For very many people their first and closest contact with the law is when they come to buy or sell a house. They frequently find it a profoundly depressing and frustrating experience. The vendor puts his house on the market. He receives an offer which is probably less than his asking price. He agonises over whether to accept or hold out for more. He decides to accept, perhaps after negotiating some increase. A deal is struck. Hands are shaken. The vendor celebrates, relaxes, makes plans for his own move and takes his house off the market. Then he hears that the purchaser who was formerly pleading with him to accept his offer has decided not to proceed. No explanation is given, no apology made. The vendor has to embark on the whole dreary process of putting his house on the market all over again.

For the purchaser the process is, if anything, worse. After a series of futile visits to unsuitable houses he eventually finds the house of his dreams. He makes an offer, perhaps at the asking price, perhaps at what the agent tells him the vendor is likely to accept. The offer is accepted. A deal is done. The purchaser instructs solicitors to act. He perhaps commissions an architect to plan alterations. He makes arrangements to borrow money. He puts his own house on the market. He makes arrangements to move. He then learns that the vendor has decided to sell to someone else, perhaps for the price already offered and accepted, perhaps for an increased price achieved by a covert, unofficial auction. Again, no explanation, no apology. The vendor is able to indulge his self-interest, even his whims, without exposing himself to any legal penalty.
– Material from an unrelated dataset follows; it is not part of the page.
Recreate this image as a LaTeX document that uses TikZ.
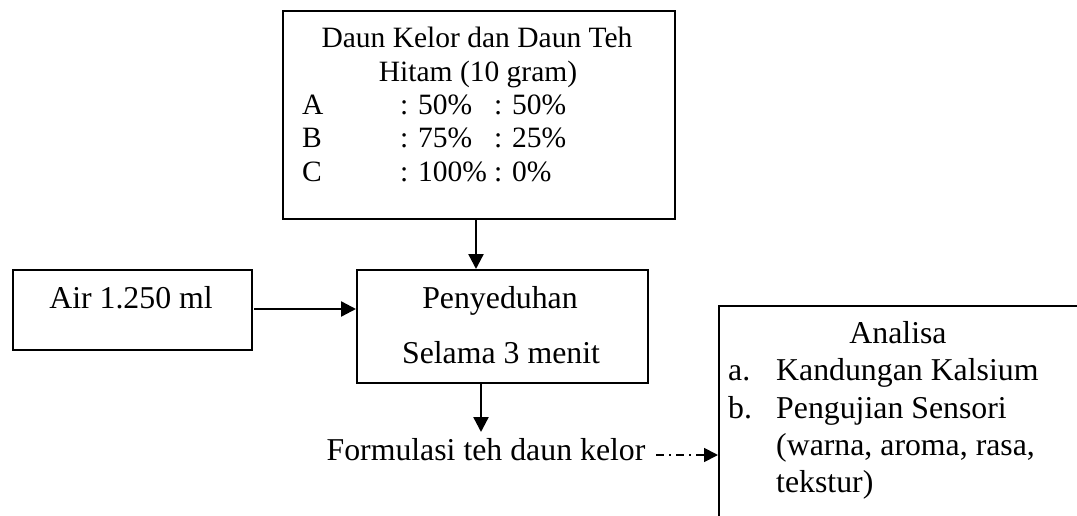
\documentclass[tikz,border=0pt]{standalone}
\usepackage{fontspec}
\setmainfont{Liberation Serif}
\usetikzlibrary{arrows.meta}
\tikzset{
  box/.style={draw, line width=1.6pt, inner sep=0pt, anchor=north west},
  txt/.style={inner sep=0pt, anchor=base, font=\fontsize{31.8}{36}\selectfont},
  txtl/.style={txt, anchor=base west},
  stxt/.style={inner sep=0pt, anchor=base, font=\fontsize{29.5}{33}\selectfont},
  stxtl/.style={stxt, anchor=base west},
  arr/.style={line width=2.4pt, -{Triangle[length=15pt,width=15pt]}},
  darr/.style={line width=1.8pt, dash pattern=on 8pt off 5pt on 2pt off 5pt, -{Triangle[length=14pt,width=14pt]}}
}
\begin{document}
\begin{tikzpicture}[x=1pt,y=-1pt]
\useasboundingbox (0,0) rectangle (1077,516);
\begin{scope}
\clip (0,0) rectangle (1077,516);
% boxes
\node[box, minimum width=392pt, minimum height=208pt] (top) at (282,10) {};
\node[box, minimum width=239pt, minimum height=80pt] (air) at (12,269) {};
\node[box, minimum width=291pt, minimum height=113pt] (pen) at (356,269) {};
\node[box, minimum width=400pt, minimum height=260pt] (ana) at (718,305) {};
% top box text
\node[stxt] (t1) at (477,48) {Daun Kelor dan Daun Teh};
\node[stxt] (t2) at (478,82) {Hitam (10 gram)};
\node[stxtl] (ra) at (302,115) {A};
\node[stxtl] (ra1) at (400,115) {: 50\%};
\node[stxtl] (ra2) at (494,115) {: 50\%};
\node[stxtl] (rb) at (302,148) {B};
\node[stxtl] (rb1) at (400,148) {: 75\%};
\node[stxtl] (rb2) at (494,148) {: 25\%};
\node[stxtl] (rc) at (302,182) {C};
\node[stxtl] (rc1) at (400,182) {: 100\%};
\node[stxtl] (rc2) at (494,182) {: 0\%};
% air
\node[txt] (airt) at (131,308) {Air 1.250 ml};
% penyeduhan
\node[txt] (p1) at (500,308) {Penyeduhan};
\node[txt] (p2) at (501,363) {Selama 3 menit};
% formulasi
\node[txt] (form) at (486,460) {Formulasi teh daun kelor};
% analisa
\node[txt] (a0) at (898,343) {Analisa};
\node[txtl] (a1) at (728,380) {a.};
\node[txtl] (a1t) at (776,380) {Kandungan Kalsium};
\node[txtl] (a2) at (728,418) {b.};
\node[txtl] (a2t) at (776,418) {Pengujian Sensori};
\node[txtl] (a3t) at (776,455) {(warna, aroma, rasa,};
\node[txtl] (a4t) at (776,492) {tekstur)};
% connectors
\coordinate (c1) at (476,218);
\draw[arr] (c1) -- (c1 |- pen.north);
\coordinate (c2) at (254,309);
\draw[arr] (c2) -- (c2 -| pen.west);
\coordinate (c3) at (481,382);
\draw[arr] (c3) -- (481,432);
\coordinate (c4) at (656,455);
\draw[darr] (c4) -- (c4 -| ana.west);
\end{scope}
\end{tikzpicture}
\end{document}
The reasons why purchaser and vendor can act in this apparently unprincipled manner are to be found in two legal rules of long standing: first, the rule that contracts for the sale and purchase of land must be evidenced (or now made) in writing; secondly, the rule that terms agreed subject to contract do not give rise to a binding contract. These rules are deeply imbedded in statute and authority. They make possible the behaviour I have described, but the validity and merits of those rules are not, and could not be, the subject of challenge in this appeal.

For the purchaser there is, however, one means of protection: to make an independent agreement by which the vendor agrees for a clear specified period not to deal with anyone other than that purchaser. The effect is to give that purchaser a clear run for the period in question. The vendor does not agree to sell to that purchaser, such an agreement would be covered by section 2 of the Act of 1989, but he does give a negative undertaking that he will not for the given period deal with anyone else. That, I am quite satisfied, is what happened here, as the judge rightly held. The vendor and the prospective purchaser made what has come to be called a "lock-out agreement". That was a contract binding on them both. The vendor broke it. He is liable to the prospective purchaser for damages which remain to be assessed. I would dismiss the appeal.